Welcome to the brave new world of the Metaverse
In July last year, Facebook CEO Mark Zuckerberg staked his company’s future on the Metaverse. He was so confident about this ‘game-changing technology’ that he not only committed to spending billions of dollars revamping the company’s platform but also undertook to change the company’s name to Meta.
But what exactly is the Metaverse and how will it change the way that users interact with technology solutions, services, and applications?
Though definitions vary wildly, the Metaverse is basically the next iteration of the internet, where the worlds of UI (user interface or form) and UX (user experience or function) converge in a virtual space using a range of immersive technologies including virtual reality (VR), augmented reality (AR) and artificial intelligence (AI).
These technologies, which continue to progress at a rapid pace, provide the end user with a totally immersive digital experience that promises to completely upend conventional notions of user and customer experience. This ‘meta-engagement’, combining the best UI and UX functions, will provide a thoroughly engaging experience that merges the physical and digital worlds in the form of avatars that users can take with them to all corners of the internet in its next iteration.
How will this happen? The vision is that the Metaverse will combine AI, VR and AR with Natural Language Processing (NLP) in a real-time 3D environment with greatly enhanced voice and visual components, all of which is made possible by very high-speed internet.

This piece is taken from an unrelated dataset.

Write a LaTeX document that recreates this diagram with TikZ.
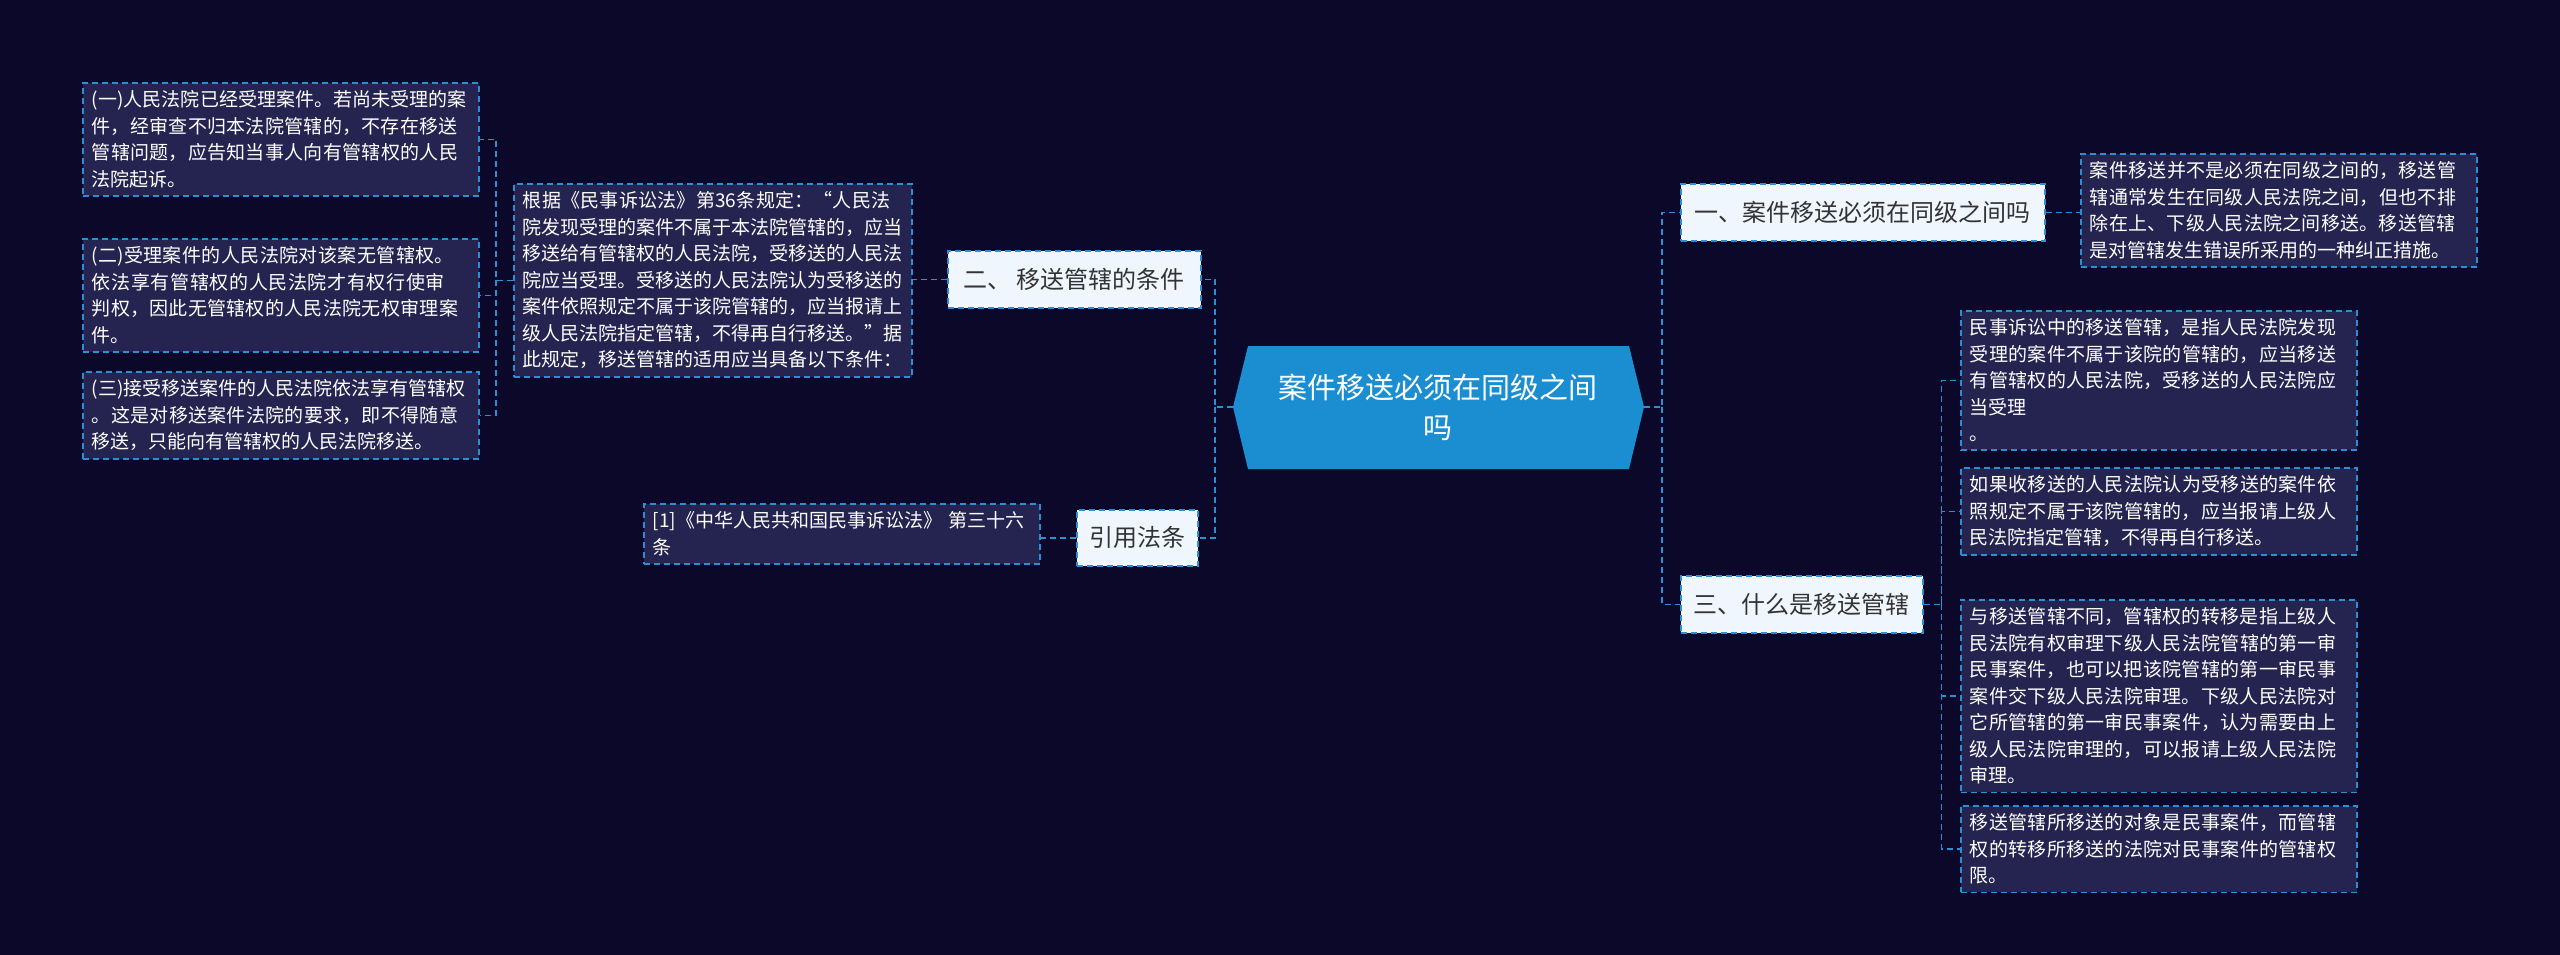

A submersive, individualised customer experience
In the near future, the Metaverse will involve more and more individualisation where technology can artificially sense who an individual is by using all the aforementioned technologies to generate unprecedented levels of visual and voice accuracy (think facial expression, tone of voice).
The Metaverse will create vast online spaces where people play and work as avatars, which is still a fuzzy idea for most people outside of the tech industry but, as Zuckerberg claims, is the future. Everyone will occupy a virtual space and interact in a new reality somewhere between the current physical and digital worlds, turning what we would now regard as science fiction into science fact.
While much of this is still hard to fathom for the average person, all the big tech companies have decided this is where the future of technology is and are eagerly staking their claims with their own versions of the Metaverse.
Complications aplenty
This evolution in computing aims to parallel the real world through an immersive digital lens, but it’s not without its critics and there is no shortage of difficulties that are yet to be addressed. Chief among these are the way in which personal avatars can move between interconnected devices and websites, something that gamers, the early pioneers in Metaverse technology, are well aware of. Games such as Minecraft and Second Life have operated in immersive VR-type simulations for years but there is no way of moving characters or avatars from one to the other.
There are also issues of control – who gets the final say in building the Metaverse and what platforms will ultimately come out on top? This will require a rethink of industry standards and the usual questions regarding monopolies that have plagued the internet since its inception.
Last but not least, the question of bullying will need to be addressed. Twitter and its use of 170 characters is bad enough, but when users find themselves deeply immersed in a virtual world, they may well be far more vulnerable to this type of objectionable behaviour.
Whatever happens, one thing is for sure. The digital world as we know it will be far different to the one where we currently reside.